● Material shown
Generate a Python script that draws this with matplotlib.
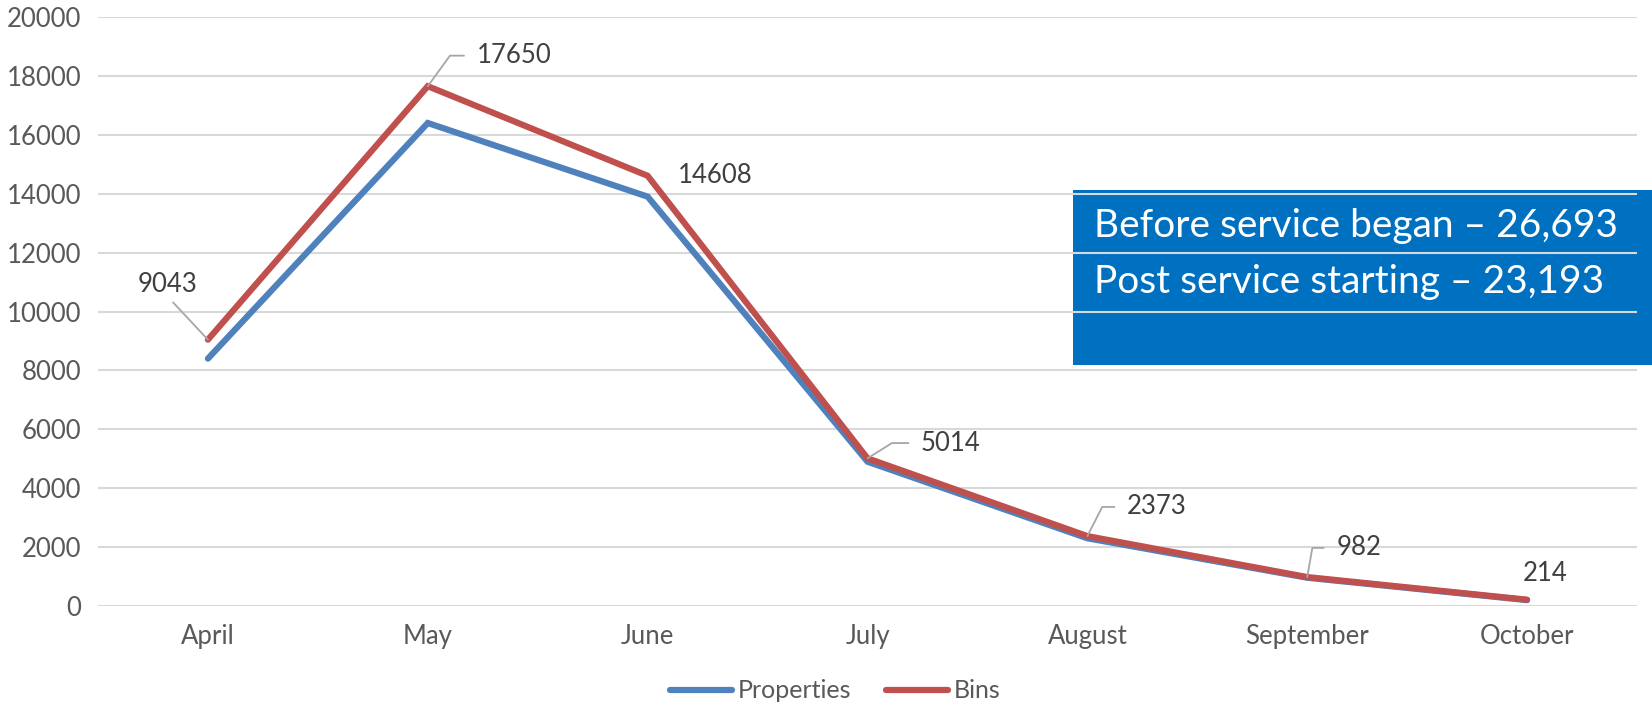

* * *

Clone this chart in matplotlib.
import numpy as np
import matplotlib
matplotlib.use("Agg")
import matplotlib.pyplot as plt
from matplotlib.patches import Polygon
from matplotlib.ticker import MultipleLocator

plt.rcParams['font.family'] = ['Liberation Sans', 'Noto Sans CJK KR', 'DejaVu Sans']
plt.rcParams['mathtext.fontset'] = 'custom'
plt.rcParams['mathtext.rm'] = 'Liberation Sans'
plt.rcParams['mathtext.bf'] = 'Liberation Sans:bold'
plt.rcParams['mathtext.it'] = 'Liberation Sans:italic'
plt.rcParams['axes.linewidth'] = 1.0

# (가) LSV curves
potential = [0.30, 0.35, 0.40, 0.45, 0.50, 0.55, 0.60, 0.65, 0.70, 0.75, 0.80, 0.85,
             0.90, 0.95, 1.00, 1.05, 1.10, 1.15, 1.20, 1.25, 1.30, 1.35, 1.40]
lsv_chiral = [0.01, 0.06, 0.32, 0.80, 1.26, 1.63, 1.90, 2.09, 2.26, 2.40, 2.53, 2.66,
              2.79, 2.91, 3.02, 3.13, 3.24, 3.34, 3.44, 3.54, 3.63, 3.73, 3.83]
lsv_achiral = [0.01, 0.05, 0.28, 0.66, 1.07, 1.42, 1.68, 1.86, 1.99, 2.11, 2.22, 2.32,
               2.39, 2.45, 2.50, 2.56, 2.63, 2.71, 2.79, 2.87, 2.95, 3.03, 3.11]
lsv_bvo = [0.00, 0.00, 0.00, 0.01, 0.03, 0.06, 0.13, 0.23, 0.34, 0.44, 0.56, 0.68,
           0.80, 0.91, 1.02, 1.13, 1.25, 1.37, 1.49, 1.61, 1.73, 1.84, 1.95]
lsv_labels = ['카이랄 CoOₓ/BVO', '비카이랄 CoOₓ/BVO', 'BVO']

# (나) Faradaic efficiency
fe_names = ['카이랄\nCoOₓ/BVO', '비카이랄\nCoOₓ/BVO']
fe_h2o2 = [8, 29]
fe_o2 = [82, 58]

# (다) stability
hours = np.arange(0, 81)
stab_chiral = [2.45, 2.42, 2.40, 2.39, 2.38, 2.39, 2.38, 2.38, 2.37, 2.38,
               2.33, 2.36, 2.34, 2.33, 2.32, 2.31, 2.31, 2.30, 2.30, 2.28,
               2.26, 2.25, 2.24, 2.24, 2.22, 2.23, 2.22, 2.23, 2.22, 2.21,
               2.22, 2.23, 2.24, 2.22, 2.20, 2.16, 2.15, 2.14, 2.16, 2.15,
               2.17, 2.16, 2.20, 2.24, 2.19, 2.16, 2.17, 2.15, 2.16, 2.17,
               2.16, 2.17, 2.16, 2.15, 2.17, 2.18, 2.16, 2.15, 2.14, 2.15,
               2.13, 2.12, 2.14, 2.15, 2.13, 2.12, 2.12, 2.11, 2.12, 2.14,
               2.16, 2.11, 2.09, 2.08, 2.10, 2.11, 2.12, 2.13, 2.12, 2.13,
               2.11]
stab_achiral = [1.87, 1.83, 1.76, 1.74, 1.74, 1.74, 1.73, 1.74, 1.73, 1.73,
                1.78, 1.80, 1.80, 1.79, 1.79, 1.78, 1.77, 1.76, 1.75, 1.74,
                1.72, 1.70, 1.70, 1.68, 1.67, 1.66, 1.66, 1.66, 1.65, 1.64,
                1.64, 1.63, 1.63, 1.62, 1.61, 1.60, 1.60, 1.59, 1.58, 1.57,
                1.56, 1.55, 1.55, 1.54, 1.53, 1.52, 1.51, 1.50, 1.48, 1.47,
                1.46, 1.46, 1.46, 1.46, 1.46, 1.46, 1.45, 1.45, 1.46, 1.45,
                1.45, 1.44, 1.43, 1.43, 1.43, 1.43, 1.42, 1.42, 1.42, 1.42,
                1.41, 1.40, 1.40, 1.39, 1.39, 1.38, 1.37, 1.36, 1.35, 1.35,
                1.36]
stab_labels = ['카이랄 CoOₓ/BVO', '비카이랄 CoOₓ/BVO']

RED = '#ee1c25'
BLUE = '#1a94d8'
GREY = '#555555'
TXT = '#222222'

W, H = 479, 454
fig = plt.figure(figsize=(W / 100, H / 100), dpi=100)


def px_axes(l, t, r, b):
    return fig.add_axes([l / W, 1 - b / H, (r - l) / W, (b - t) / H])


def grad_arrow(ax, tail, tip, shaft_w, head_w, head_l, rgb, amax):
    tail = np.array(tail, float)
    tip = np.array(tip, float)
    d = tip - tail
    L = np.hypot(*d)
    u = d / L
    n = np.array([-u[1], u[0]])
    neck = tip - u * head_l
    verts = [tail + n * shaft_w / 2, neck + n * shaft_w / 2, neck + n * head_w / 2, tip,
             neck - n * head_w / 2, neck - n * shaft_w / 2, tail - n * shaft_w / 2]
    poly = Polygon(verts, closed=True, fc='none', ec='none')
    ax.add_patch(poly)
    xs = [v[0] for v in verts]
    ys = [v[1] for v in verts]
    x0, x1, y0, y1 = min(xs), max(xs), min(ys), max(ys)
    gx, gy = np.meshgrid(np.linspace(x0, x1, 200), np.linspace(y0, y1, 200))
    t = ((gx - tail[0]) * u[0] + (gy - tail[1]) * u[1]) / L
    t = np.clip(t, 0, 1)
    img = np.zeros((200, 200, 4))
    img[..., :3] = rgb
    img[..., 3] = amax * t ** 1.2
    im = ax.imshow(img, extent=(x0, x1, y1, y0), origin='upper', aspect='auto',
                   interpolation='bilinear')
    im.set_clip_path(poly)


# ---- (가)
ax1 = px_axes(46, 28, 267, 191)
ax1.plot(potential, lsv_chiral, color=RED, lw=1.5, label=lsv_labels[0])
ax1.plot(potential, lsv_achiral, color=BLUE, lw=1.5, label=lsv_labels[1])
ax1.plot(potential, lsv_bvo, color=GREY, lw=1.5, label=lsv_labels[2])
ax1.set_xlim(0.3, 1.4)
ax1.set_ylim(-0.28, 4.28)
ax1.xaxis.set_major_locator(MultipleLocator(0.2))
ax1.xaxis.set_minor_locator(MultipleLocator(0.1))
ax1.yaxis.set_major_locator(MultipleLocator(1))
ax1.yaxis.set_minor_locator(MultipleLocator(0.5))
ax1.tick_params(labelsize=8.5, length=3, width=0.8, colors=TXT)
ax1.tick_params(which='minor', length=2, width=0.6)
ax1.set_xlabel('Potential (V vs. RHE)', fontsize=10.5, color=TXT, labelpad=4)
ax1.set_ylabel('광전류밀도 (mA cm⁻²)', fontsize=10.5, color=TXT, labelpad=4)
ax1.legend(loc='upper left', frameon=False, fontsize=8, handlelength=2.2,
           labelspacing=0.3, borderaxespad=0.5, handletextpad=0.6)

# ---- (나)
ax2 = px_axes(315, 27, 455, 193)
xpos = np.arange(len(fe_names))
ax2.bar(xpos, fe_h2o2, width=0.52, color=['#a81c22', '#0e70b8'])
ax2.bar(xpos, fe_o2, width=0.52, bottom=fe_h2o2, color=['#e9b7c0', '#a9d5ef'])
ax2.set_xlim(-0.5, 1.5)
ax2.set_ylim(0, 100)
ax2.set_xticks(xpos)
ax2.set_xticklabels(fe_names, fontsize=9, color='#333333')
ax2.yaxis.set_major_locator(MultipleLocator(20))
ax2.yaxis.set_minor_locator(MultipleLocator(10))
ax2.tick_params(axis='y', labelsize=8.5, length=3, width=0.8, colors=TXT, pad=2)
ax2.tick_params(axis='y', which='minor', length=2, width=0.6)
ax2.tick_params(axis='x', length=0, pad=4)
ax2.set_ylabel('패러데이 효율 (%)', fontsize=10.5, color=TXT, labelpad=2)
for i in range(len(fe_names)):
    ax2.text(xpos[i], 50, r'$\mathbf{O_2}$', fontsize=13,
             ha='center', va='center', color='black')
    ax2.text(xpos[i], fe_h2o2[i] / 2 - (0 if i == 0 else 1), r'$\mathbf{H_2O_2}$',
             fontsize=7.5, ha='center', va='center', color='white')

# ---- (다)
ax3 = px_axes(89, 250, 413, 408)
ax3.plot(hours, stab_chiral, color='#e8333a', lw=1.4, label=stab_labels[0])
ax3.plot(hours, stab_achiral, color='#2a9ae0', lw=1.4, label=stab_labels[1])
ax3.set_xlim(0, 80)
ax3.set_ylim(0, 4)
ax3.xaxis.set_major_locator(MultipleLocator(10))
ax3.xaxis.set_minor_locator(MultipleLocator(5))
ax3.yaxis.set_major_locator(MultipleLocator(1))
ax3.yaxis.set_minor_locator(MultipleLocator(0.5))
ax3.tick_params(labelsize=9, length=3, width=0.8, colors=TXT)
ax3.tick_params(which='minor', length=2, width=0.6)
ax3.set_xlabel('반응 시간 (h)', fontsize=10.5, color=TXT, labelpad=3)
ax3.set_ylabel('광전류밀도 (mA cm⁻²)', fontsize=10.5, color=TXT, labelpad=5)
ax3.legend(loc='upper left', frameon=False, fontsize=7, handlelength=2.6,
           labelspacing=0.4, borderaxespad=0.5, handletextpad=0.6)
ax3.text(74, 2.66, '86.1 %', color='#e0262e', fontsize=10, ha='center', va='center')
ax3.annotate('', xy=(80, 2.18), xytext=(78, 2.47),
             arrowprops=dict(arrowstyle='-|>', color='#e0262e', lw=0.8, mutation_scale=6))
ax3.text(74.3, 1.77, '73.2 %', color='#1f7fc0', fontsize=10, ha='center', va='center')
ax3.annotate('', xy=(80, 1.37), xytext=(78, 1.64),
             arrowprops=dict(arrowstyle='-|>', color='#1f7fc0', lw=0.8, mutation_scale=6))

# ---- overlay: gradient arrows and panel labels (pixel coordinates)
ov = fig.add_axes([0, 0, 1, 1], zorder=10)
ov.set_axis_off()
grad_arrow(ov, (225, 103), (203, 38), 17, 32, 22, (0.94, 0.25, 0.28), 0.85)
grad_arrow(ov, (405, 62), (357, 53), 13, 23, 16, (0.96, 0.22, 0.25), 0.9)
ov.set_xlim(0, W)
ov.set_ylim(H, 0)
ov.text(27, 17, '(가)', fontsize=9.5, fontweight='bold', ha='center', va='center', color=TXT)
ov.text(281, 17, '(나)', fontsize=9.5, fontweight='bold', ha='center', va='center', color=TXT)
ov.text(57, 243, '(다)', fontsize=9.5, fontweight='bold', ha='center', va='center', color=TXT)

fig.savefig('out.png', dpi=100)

● Goal of the exercise
Return exactly the lines from the line that has "Clone this chart in matplotlib." to the line that has "plt.rcParams['axes.linewidth'] = 1.0", both of them included.

● Right answer
Clone this chart in matplotlib.
import numpy as np
import matplotlib
matplotlib.use("Agg")
import matplotlib.pyplot as plt
from matplotlib.patches import Polygon
from matplotlib.ticker import MultipleLocator

plt.rcParams['font.family'] = ['Liberation Sans', 'Noto Sans CJK KR', 'DejaVu Sans']
plt.rcParams['mathtext.fontset'] = 'custom'
plt.rcParams['mathtext.rm'] = 'Liberation Sans'
plt.rcParams['mathtext.bf'] = 'Liberation Sans:bold'
plt.rcParams['mathtext.it'] = 'Liberation Sans:italic'
plt.rcParams['axes.linewidth'] = 1.0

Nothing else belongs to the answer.